* **Stored data**
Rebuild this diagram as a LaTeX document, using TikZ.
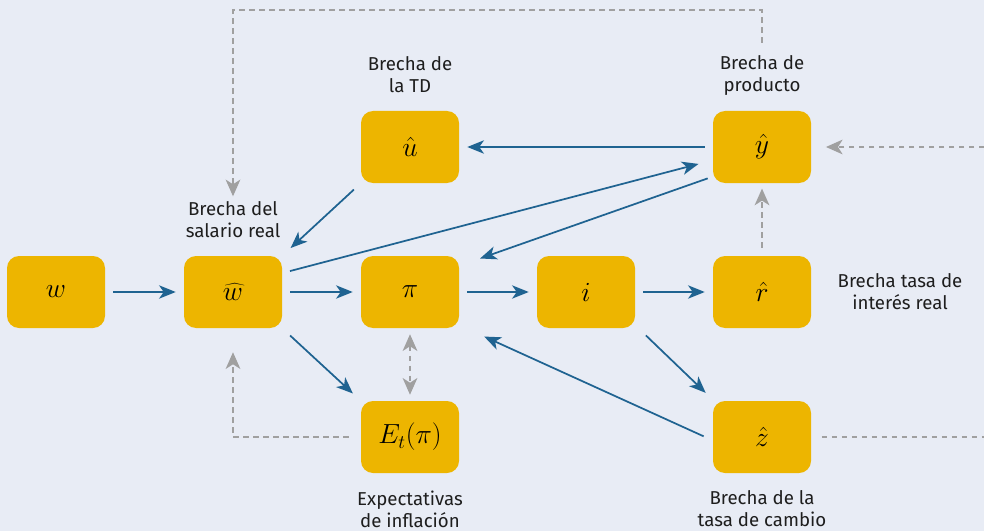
\documentclass[tikz,border=0pt]{standalone}
\usepackage{fontspec}
\setmainfont{Fira Sans}
\usetikzlibrary{arrows.meta}
\definecolor{fondo}{RGB}{232,236,245}
\definecolor{oro}{RGB}{237,181,0}
\definecolor{azul}{RGB}{31,99,145}
\definecolor{gris}{RGB}{160,160,160}
\definecolor{texto}{RGB}{30,30,30}
\tikzset{
  btip/.tip={Stealth[length=12.5pt,width=10pt,inset=3.5pt]},
  gtip/.tip={Stealth[length=12.5pt,width=11pt,inset=3.5pt]},
}

\begin{document}
\begin{tikzpicture}[x=0.75pt,y=-0.75pt,
  caja/.style={fill=oro, rounded corners=9pt, minimum width=73.5pt, minimum height=54pt, inner sep=0pt, font=\fontsize{22}{26}\selectfont},
  rotulo/.style={text=texto, align=center, inner sep=1pt, font=\fontsize{14}{16.5}\selectfont},
  flecha/.style={draw=azul, line width=1.3pt, -btip, shorten <=6pt, shorten >=6pt},
  punteada/.style={draw=gris, line width=1.3pt, dash pattern=on 4pt off 3.5pt}]
	\fill[fondo] (0,0) rectangle (984,531);
	\useasboundingbox (0,0) rectangle (984,531);
	% cajas
	\node[caja] (w) at (56,292) {$w$};
	\node[caja] (wh) at (233,292) {$\widehat{w}$};
	\node[caja] (pi) at (410,292) {$\pi$};
	\node[caja] (i) at (586,292) {$i$};
	\node[caja] (rh) at (762,292) {$\hat{r}$};
	\node[caja] (uh) at (410,147) {$\hat{u}$};
	\node[caja] (yh) at (762,147) {$\hat{y}$};
	\node[caja] (E) at (410,437) {$E_t(\pi)$};
	\node[caja] (zh) at (762,437) {$\hat{z}$};
	% rotulos
	\node[rotulo] (lwh) at (233,220) {Brecha del\\salario real};
	\node[rotulo] (luh) at (410,75) {Brecha de\\la TD};
	\node[rotulo] (lyh) at (762,75) {Brecha de\\producto};
	\node[rotulo] (lrh) at (900,292) {Brecha tasa de\\interés real};
	\node[rotulo] (lE) at (410,509) {Expectativas\\de inflación};
	\node[rotulo] (lzh) at (762,509) {Brecha de la\\tasa de cambio};
	% flechas
	\draw[flecha] (w) -- (wh);
	\draw[flecha] (wh) -- (pi);
	\draw[flecha] (pi) -- (i);
	\draw[flecha] (i) -- (rh);
	\draw[flecha] (yh) -- (uh);
	\draw[flecha, shorten <=7pt, shorten >=8.5pt] (uh.south west) -- (wh.north east);
	\draw[flecha, shorten >=11pt] (wh.21) -- (yh.195);
	\draw[flecha, shorten <=4pt, shorten >=16.5pt] (yh.211) -- (pi.28);
	\draw[flecha, shorten <=11pt, shorten >=8.5pt] (i.-34) -- (zh.143);
	\draw[flecha, shorten <=8pt, shorten >=8pt] (wh.south east) -- (E.north west);
	\draw[flecha, shorten <=7.5pt, shorten >=20.5pt] (zh.184) -- (pi.-34);
	% punteadas
	\coordinate (arriba) at (0,10);
	\coordinate (derA) at (984,437);
	\coordinate (derB) at (984,147);
	\draw[punteada, gtip-gtip, shorten <=4.5pt, shorten >=4.5pt] (pi) -- (E);
	\draw[punteada, -gtip, shorten <=6pt, shorten >=4pt] (rh) -- (yh);
	\draw[punteada, -gtip, shorten <=9pt, shorten >=18pt] (E.west) -| (wh.south);
	\draw[punteada, -gtip, shorten <=8pt, shorten >=3pt] (lyh.north) -- (lyh.north |- arriba) -| (lwh.north);
	\draw[punteada, shorten <=8pt] (zh) -- (derA);
	\draw[punteada, -gtip, shorten >=11pt] (derB) -- (yh);
\end{tikzpicture}
\end{document}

* **What is being asked**
Leave out the pictures and reproduce the rest of the listing exactly.

* **Solution to this task**
Rebuild this diagram as a LaTeX document, using TikZ.
\documentclass[tikz,border=0pt]{standalone}
\usepackage{fontspec}
\setmainfont{Fira Sans}
\usetikzlibrary{arrows.meta}
\definecolor{fondo}{RGB}{232,236,245}
\definecolor{oro}{RGB}{237,181,0}
\definecolor{azul}{RGB}{31,99,145}
\definecolor{gris}{RGB}{160,160,160}
\definecolor{texto}{RGB}{30,30,30}
\tikzset{
  btip/.tip={Stealth[length=12.5pt,width=10pt,inset=3.5pt]},
  gtip/.tip={Stealth[length=12.5pt,width=11pt,inset=3.5pt]},
}

\begin{document}
\begin{tikzpicture}[x=0.75pt,y=-0.75pt,
  caja/.style={fill=oro, rounded corners=9pt, minimum width=73.5pt, minimum height=54pt, inner sep=0pt, font=\fontsize{22}{26}\selectfont},
  rotulo/.style={text=texto, align=center, inner sep=1pt, font=\fontsize{14}{16.5}\selectfont},
  flecha/.style={draw=azul, line width=1.3pt, -btip, shorten <=6pt, shorten >=6pt},
  punteada/.style={draw=gris, line width=1.3pt, dash pattern=on 4pt off 3.5pt}]
	\fill[fondo] (0,0) rectangle (984,531);
	\useasboundingbox (0,0) rectangle (984,531);
	% cajas
	\node[caja] (w) at (56,292) {$w$};
	\node[caja] (wh) at (233,292) {$\widehat{w}$};
	\node[caja] (pi) at (410,292) {$\pi$};
	\node[caja] (i) at (586,292) {$i$};
	\node[caja] (rh) at (762,292) {$\hat{r}$};
	\node[caja] (uh) at (410,147) {$\hat{u}$};
	\node[caja] (yh) at (762,147) {$\hat{y}$};
	\node[caja] (E) at (410,437) {$E_t(\pi)$};
	\node[caja] (zh) at (762,437) {$\hat{z}$};
	% rotulos
	\node[rotulo] (lwh) at (233,220) {Brecha del\\salario real};
	\node[rotulo] (luh) at (410,75) {Brecha de\\la TD};
	\node[rotulo] (lyh) at (762,75) {Brecha de\\producto};
	\node[rotulo] (lrh) at (900,292) {Brecha tasa de\\interés real};
	\node[rotulo] (lE) at (410,509) {Expectativas\\de inflación};
	\node[rotulo] (lzh) at (762,509) {Brecha de la\\tasa de cambio};
	% flechas
	\draw[flecha] (w) -- (wh);
	\draw[flecha] (wh) -- (pi);
	\draw[flecha] (pi) -- (i);
	\draw[flecha] (i) -- (rh);
	\draw[flecha] (yh) -- (uh);
	\draw[flecha, shorten <=7pt, shorten >=8.5pt] (uh.south west) -- (wh.north east);
	\draw[flecha, shorten >=11pt] (wh.21) -- (yh.195);
	\draw[flecha, shorten <=4pt, shorten >=16.5pt] (yh.211) -- (pi.28);
	\draw[flecha, shorten <=11pt, shorten >=8.5pt] (i.-34) -- (zh.143);
	\draw[flecha, shorten <=8pt, shorten >=8pt] (wh.south east) -- (E.north west);
	\draw[flecha, shorten <=7.5pt, shorten >=20.5pt] (zh.184) -- (pi.-34);
	% punteadas
	\coordinate (arriba) at (0,10);
	\coordinate (derA) at (984,437);
	\coordinate (derB) at (984,147);
	\draw[punteada, gtip-gtip, shorten <=4.5pt, shorten >=4.5pt] (pi) -- (E);
	\draw[punteada, -gtip, shorten <=6pt, shorten >=4pt] (rh) -- (yh);
	\draw[punteada, -gtip, shorten <=9pt, shorten >=18pt] (E.west) -| (wh.south);
	\draw[punteada, -gtip, shorten <=8pt, shorten >=3pt] (lyh.north) -- (lyh.north |- arriba) -| (lwh.north);
	\draw[punteada, shorten <=8pt] (zh) -- (derA);
	\draw[punteada, -gtip, shorten >=11pt] (derB) -- (yh);
\end{tikzpicture}
\end{document}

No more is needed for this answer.